>> Begin
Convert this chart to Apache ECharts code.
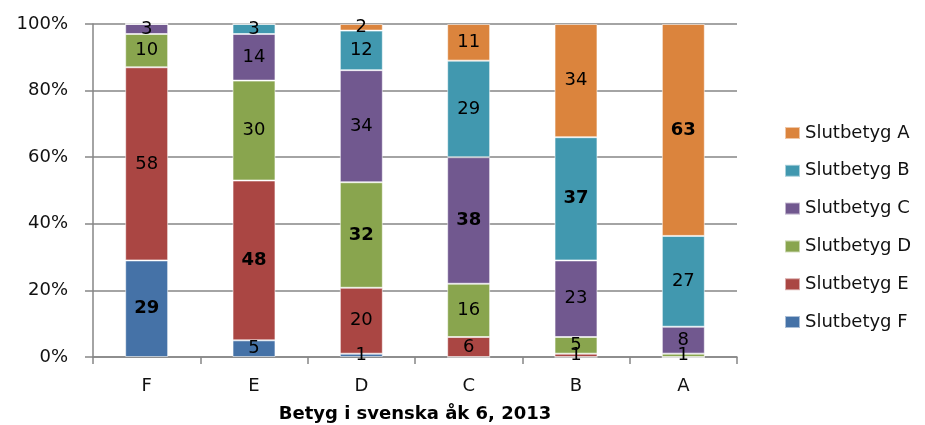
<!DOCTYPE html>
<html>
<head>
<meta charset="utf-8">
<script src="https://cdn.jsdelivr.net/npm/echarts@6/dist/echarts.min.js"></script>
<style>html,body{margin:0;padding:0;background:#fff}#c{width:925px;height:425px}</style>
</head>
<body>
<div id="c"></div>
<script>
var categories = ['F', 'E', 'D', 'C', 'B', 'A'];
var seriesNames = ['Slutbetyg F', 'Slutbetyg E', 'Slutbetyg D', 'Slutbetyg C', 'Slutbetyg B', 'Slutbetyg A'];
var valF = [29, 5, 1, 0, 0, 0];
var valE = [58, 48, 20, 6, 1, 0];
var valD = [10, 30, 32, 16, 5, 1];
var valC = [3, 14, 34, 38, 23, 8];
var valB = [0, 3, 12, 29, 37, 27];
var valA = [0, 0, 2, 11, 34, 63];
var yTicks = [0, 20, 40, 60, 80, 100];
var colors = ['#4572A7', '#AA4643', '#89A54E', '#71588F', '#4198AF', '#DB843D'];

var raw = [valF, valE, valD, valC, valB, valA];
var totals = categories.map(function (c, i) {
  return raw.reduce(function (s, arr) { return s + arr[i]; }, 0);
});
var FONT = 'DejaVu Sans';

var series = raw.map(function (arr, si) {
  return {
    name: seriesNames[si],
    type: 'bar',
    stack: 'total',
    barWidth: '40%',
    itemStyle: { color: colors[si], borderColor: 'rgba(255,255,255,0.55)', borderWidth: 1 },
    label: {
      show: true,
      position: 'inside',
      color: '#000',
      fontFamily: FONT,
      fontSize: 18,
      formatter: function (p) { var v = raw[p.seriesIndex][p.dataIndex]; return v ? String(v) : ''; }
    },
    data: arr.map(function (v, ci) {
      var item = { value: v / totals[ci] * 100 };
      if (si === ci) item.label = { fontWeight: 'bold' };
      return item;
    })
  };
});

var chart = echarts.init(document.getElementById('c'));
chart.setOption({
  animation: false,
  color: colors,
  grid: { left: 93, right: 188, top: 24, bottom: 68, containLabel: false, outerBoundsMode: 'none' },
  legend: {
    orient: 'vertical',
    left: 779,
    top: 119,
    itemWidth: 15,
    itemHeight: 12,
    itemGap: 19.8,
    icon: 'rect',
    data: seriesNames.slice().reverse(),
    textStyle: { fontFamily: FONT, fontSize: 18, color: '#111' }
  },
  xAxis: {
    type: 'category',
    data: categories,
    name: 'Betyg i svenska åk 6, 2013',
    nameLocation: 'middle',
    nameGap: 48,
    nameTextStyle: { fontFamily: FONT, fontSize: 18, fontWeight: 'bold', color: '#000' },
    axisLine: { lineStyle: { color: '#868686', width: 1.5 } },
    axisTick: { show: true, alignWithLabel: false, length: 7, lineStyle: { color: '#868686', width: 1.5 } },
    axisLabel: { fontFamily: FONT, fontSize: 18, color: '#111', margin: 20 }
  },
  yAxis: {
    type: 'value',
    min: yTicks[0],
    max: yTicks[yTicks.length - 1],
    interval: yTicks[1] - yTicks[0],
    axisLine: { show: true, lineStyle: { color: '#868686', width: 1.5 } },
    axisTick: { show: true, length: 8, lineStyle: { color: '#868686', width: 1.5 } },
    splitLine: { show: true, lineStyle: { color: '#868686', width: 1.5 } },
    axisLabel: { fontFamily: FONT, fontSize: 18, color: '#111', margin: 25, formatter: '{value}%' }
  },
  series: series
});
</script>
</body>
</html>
>> End
- What you have to do -
Print the listing above in full, exactly as written. Omit any pictures.

- Completed exercise -
Convert this chart to Apache ECharts code.
<!DOCTYPE html>
<html>
<head>
<meta charset="utf-8">
<script src="https://cdn.jsdelivr.net/npm/echarts@6/dist/echarts.min.js"></script>
<style>html,body{margin:0;padding:0;background:#fff}#c{width:925px;height:425px}</style>
</head>
<body>
<div id="c"></div>
<script>
var categories = ['F', 'E', 'D', 'C', 'B', 'A'];
var seriesNames = ['Slutbetyg F', 'Slutbetyg E', 'Slutbetyg D', 'Slutbetyg C', 'Slutbetyg B', 'Slutbetyg A'];
var valF = [29, 5, 1, 0, 0, 0];
var valE = [58, 48, 20, 6, 1, 0];
var valD = [10, 30, 32, 16, 5, 1];
var valC = [3, 14, 34, 38, 23, 8];
var valB = [0, 3, 12, 29, 37, 27];
var valA = [0, 0, 2, 11, 34, 63];
var yTicks = [0, 20, 40, 60, 80, 100];
var colors = ['#4572A7', '#AA4643', '#89A54E', '#71588F', '#4198AF', '#DB843D'];

var raw = [valF, valE, valD, valC, valB, valA];
var totals = categories.map(function (c, i) {
  return raw.reduce(function (s, arr) { return s + arr[i]; }, 0);
});
var FONT = 'DejaVu Sans';

var series = raw.map(function (arr, si) {
  return {
    name: seriesNames[si],
    type: 'bar',
    stack: 'total',
    barWidth: '40%',
    itemStyle: { color: colors[si], borderColor: 'rgba(255,255,255,0.55)', borderWidth: 1 },
    label: {
      show: true,
      position: 'inside',
      color: '#000',
      fontFamily: FONT,
      fontSize: 18,
      formatter: function (p) { var v = raw[p.seriesIndex][p.dataIndex]; return v ? String(v) : ''; }
    },
    data: arr.map(function (v, ci) {
      var item = { value: v / totals[ci] * 100 };
      if (si === ci) item.label = { fontWeight: 'bold' };
      return item;
    })
  };
});

var chart = echarts.init(document.getElementById('c'));
chart.setOption({
  animation: false,
  color: colors,
  grid: { left: 93, right: 188, top: 24, bottom: 68, containLabel: false, outerBoundsMode: 'none' },
  legend: {
    orient: 'vertical',
    left: 779,
    top: 119,
    itemWidth: 15,
    itemHeight: 12,
    itemGap: 19.8,
    icon: 'rect',
    data: seriesNames.slice().reverse(),
    textStyle: { fontFamily: FONT, fontSize: 18, color: '#111' }
  },
  xAxis: {
    type: 'category',
    data: categories,
    name: 'Betyg i svenska åk 6, 2013',
    nameLocation: 'middle',
    nameGap: 48,
    nameTextStyle: { fontFamily: FONT, fontSize: 18, fontWeight: 'bold', color: '#000' },
    axisLine: { lineStyle: { color: '#868686', width: 1.5 } },
    axisTick: { show: true, alignWithLabel: false, length: 7, lineStyle: { color: '#868686', width: 1.5 } },
    axisLabel: { fontFamily: FONT, fontSize: 18, color: '#111', margin: 20 }
  },
  yAxis: {
    type: 'value',
    min: yTicks[0],
    max: yTicks[yTicks.length - 1],
    interval: yTicks[1] - yTicks[0],
    axisLine: { show: true, lineStyle: { color: '#868686', width: 1.5 } },
    axisTick: { show: true, length: 8, lineStyle: { color: '#868686', width: 1.5 } },
    splitLine: { show: true, lineStyle: { color: '#868686', width: 1.5 } },
    axisLabel: { fontFamily: FONT, fontSize: 18, color: '#111', margin: 25, formatter: '{value}%' }
  },
  series: series
});
</script>
</body>
</html>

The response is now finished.